§ Work required
Do not copy the pictures. Write out the lines from the start of the entries through the line containing "[term, font=\large] (num)".

§ Entries supplied
☆ ☆ ☆ ☆ ☆
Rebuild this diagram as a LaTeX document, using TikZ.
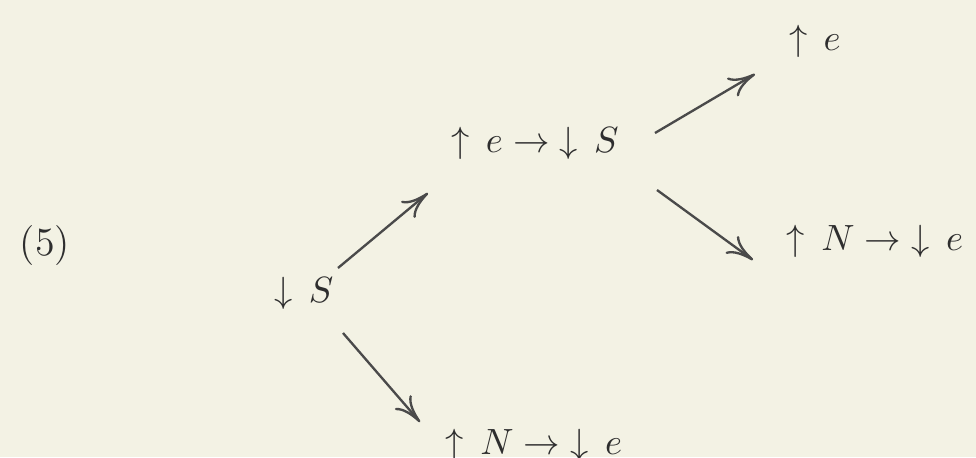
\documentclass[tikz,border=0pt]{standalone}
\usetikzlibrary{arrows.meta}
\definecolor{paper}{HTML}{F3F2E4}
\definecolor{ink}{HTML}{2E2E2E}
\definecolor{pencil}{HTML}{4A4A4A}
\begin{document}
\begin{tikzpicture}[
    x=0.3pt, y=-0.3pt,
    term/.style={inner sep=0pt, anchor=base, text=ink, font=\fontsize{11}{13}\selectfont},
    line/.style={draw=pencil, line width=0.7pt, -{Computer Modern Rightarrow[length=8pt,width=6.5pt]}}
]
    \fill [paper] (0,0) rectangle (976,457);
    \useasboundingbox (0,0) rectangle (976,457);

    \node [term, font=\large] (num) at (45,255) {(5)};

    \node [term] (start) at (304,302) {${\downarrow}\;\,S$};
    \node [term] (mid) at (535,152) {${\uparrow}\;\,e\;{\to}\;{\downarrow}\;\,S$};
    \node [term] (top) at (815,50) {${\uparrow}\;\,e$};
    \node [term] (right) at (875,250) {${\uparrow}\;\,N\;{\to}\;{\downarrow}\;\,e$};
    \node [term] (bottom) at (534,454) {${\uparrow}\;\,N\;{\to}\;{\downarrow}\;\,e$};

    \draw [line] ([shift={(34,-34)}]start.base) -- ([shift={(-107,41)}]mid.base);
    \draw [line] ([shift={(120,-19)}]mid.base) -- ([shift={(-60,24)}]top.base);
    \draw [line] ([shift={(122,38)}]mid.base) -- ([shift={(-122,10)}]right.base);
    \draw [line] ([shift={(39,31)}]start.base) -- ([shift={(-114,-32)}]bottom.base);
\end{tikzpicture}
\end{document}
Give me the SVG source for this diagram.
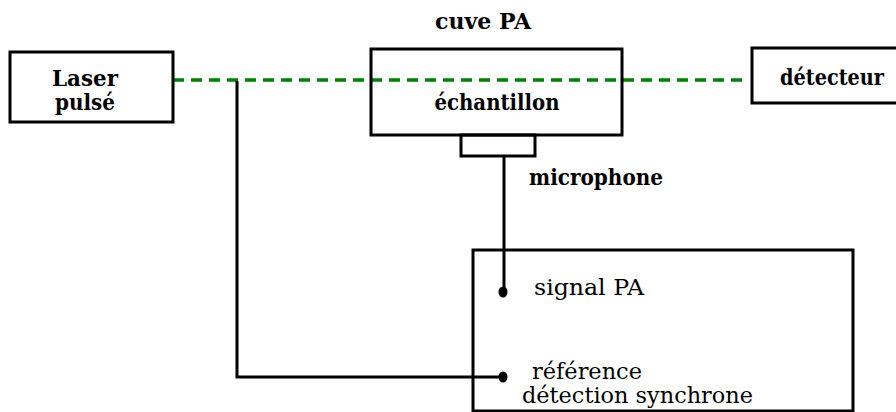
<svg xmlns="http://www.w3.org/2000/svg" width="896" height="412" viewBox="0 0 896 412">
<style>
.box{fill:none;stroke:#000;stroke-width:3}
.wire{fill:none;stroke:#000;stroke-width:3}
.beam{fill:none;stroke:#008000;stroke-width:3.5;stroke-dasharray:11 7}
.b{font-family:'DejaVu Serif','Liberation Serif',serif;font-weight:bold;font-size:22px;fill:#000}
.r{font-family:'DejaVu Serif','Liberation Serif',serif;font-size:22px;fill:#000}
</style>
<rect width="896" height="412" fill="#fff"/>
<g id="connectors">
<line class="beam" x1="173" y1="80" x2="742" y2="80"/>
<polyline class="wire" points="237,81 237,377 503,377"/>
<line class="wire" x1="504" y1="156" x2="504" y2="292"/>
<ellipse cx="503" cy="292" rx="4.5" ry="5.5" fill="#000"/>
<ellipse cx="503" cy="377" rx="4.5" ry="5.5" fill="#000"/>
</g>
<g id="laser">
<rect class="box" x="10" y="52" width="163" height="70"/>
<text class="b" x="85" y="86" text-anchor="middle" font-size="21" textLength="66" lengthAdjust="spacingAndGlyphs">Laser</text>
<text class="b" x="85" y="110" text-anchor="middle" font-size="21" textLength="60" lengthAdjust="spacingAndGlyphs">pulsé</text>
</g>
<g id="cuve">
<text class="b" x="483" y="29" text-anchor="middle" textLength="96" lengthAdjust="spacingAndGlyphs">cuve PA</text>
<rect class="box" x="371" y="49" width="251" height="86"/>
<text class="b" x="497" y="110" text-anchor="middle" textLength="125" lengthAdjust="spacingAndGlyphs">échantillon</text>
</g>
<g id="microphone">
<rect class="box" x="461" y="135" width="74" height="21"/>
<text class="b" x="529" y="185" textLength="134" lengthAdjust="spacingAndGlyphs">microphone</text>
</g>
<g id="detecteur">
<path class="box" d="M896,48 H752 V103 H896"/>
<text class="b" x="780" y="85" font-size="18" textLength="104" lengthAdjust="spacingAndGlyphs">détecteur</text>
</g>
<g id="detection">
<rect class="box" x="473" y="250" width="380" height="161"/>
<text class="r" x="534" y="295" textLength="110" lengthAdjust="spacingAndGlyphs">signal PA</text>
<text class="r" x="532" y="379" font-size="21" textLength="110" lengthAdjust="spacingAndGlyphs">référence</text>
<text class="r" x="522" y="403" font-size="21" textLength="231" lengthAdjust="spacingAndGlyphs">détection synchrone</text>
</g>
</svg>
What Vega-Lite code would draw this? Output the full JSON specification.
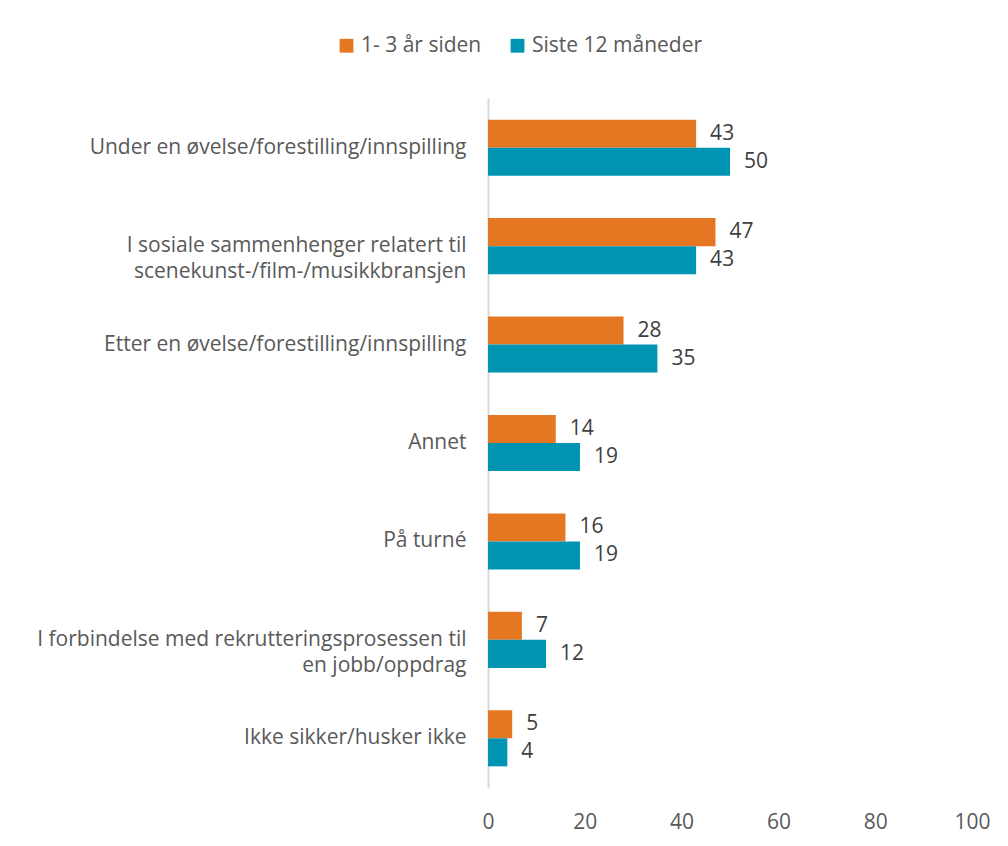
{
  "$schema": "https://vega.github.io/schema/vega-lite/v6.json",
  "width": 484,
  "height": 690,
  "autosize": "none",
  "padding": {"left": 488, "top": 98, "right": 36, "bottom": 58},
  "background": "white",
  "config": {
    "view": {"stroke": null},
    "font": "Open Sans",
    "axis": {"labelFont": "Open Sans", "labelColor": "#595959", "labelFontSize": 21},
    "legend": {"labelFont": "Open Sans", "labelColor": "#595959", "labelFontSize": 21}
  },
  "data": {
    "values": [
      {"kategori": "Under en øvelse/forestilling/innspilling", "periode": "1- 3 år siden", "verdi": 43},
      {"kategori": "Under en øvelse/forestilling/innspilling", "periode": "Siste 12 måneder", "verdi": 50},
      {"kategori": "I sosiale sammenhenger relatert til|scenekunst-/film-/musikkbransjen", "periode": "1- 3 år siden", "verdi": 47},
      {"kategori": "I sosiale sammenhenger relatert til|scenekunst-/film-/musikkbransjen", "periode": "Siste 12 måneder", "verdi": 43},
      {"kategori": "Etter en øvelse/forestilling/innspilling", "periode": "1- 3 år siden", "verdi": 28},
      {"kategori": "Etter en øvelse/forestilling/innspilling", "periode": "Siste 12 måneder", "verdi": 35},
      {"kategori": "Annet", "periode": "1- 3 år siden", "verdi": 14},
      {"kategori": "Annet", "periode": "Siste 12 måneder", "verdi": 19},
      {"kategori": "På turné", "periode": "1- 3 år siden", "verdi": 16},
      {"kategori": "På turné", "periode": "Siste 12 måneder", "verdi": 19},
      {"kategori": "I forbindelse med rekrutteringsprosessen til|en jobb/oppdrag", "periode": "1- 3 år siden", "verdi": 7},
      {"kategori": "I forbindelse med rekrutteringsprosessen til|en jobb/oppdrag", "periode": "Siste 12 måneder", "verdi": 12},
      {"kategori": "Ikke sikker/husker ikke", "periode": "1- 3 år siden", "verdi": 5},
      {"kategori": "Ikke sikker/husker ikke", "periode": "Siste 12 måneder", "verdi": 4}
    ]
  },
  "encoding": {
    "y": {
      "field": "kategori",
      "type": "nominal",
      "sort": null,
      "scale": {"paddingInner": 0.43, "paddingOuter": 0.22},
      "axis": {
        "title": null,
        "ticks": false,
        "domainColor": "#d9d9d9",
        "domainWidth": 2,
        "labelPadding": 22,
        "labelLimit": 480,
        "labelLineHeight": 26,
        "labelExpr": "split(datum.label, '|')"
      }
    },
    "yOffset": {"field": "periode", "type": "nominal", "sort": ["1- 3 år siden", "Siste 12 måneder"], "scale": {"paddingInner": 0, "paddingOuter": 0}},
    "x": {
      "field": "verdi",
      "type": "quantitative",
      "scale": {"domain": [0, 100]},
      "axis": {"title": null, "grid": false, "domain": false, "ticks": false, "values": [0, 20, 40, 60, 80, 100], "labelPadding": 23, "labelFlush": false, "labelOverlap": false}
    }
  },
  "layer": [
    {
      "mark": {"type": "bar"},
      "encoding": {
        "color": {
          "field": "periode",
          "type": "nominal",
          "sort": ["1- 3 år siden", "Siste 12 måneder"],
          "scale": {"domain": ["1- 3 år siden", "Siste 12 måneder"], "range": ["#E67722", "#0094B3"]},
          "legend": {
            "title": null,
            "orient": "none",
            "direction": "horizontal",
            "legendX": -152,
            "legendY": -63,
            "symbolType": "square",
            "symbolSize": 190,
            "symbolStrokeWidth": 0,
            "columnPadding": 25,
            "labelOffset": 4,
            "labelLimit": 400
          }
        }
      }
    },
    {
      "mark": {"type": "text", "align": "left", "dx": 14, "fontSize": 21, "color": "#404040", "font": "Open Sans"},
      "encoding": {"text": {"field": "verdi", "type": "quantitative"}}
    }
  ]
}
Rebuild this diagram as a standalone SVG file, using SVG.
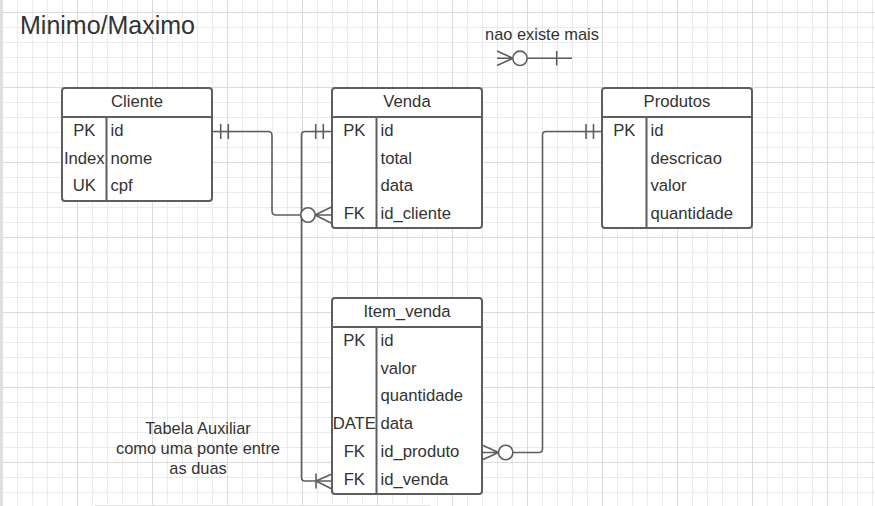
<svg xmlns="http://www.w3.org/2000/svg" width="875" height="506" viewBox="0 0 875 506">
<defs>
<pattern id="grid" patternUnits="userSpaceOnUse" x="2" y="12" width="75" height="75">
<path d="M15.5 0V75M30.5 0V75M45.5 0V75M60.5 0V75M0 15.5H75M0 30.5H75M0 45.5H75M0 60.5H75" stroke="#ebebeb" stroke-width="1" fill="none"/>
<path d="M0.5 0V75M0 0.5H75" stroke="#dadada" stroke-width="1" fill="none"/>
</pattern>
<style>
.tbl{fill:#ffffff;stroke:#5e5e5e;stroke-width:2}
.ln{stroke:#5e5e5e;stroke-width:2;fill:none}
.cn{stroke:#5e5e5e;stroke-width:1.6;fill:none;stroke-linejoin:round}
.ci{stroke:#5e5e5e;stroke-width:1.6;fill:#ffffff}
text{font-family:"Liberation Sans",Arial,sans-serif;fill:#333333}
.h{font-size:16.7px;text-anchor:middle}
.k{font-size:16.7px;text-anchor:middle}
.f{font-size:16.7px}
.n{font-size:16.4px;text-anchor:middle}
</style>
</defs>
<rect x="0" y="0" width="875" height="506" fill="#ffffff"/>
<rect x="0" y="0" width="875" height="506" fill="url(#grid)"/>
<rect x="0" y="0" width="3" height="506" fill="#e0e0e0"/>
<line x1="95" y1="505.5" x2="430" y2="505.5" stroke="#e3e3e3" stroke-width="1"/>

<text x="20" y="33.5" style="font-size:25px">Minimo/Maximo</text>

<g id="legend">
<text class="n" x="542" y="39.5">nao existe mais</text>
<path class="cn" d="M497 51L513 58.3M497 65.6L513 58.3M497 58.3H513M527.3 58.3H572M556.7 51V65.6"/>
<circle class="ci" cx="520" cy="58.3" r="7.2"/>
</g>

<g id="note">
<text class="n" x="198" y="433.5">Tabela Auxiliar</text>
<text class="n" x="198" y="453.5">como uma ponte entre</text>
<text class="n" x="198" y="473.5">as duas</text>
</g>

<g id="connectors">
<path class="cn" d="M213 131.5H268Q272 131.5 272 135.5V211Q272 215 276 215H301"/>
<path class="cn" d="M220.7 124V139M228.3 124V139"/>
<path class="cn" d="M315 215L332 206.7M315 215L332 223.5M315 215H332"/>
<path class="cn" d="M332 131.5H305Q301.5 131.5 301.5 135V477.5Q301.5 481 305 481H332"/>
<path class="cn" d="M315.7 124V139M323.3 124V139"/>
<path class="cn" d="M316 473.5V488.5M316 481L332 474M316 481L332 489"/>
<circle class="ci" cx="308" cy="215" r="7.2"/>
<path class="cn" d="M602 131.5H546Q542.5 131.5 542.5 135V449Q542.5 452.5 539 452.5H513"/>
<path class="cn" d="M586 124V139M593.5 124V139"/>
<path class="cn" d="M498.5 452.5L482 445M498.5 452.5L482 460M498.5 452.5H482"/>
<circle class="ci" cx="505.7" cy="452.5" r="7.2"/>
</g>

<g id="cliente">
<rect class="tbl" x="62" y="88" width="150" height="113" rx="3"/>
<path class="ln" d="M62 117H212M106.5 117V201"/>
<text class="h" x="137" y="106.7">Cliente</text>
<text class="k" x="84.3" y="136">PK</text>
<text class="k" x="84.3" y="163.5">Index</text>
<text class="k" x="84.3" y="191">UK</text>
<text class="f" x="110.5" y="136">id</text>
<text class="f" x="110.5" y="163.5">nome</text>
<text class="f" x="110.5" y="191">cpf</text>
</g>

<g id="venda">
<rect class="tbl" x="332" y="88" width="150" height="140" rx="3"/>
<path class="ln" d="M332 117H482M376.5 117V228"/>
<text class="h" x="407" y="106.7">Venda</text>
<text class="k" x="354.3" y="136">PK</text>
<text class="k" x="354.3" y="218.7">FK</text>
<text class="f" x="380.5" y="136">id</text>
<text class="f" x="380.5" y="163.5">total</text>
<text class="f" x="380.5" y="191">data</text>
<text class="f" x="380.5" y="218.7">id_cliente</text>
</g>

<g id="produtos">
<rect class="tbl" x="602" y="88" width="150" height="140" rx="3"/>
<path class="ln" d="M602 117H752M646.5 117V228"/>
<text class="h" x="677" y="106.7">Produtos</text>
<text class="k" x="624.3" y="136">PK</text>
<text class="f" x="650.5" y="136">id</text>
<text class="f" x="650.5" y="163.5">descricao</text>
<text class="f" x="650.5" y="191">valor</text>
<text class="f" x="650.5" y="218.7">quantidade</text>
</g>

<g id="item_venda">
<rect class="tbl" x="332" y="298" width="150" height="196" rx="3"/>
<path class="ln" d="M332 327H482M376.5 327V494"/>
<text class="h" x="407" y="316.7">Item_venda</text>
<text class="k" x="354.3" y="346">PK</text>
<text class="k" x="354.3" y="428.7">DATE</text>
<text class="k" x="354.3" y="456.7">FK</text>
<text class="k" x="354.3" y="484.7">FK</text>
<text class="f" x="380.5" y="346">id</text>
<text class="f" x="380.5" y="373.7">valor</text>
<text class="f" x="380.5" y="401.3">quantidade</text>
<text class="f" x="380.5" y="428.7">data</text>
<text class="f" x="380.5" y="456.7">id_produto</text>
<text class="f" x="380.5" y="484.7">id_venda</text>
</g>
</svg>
☆ ☆ ☆ ☆ ☆
§ Reply
Rebuild this diagram as a LaTeX document, using TikZ.
\documentclass[tikz,border=0pt]{standalone}
\usetikzlibrary{arrows.meta}
\definecolor{paper}{HTML}{F3F2E4}
\definecolor{ink}{HTML}{2E2E2E}
\definecolor{pencil}{HTML}{4A4A4A}
\begin{document}
\begin{tikzpicture}[
    x=0.3pt, y=-0.3pt,
    term/.style={inner sep=0pt, anchor=base, text=ink, font=\fontsize{11}{13}\selectfont},
    line/.style={draw=pencil, line width=0.7pt, -{Computer Modern Rightarrow[length=8pt,width=6.5pt]}}
]
    \fill [paper] (0,0) rectangle (976,457);
    \useasboundingbox (0,0) rectangle (976,457);

    \node [term, font=\large] (num) at (45,255) {(5)};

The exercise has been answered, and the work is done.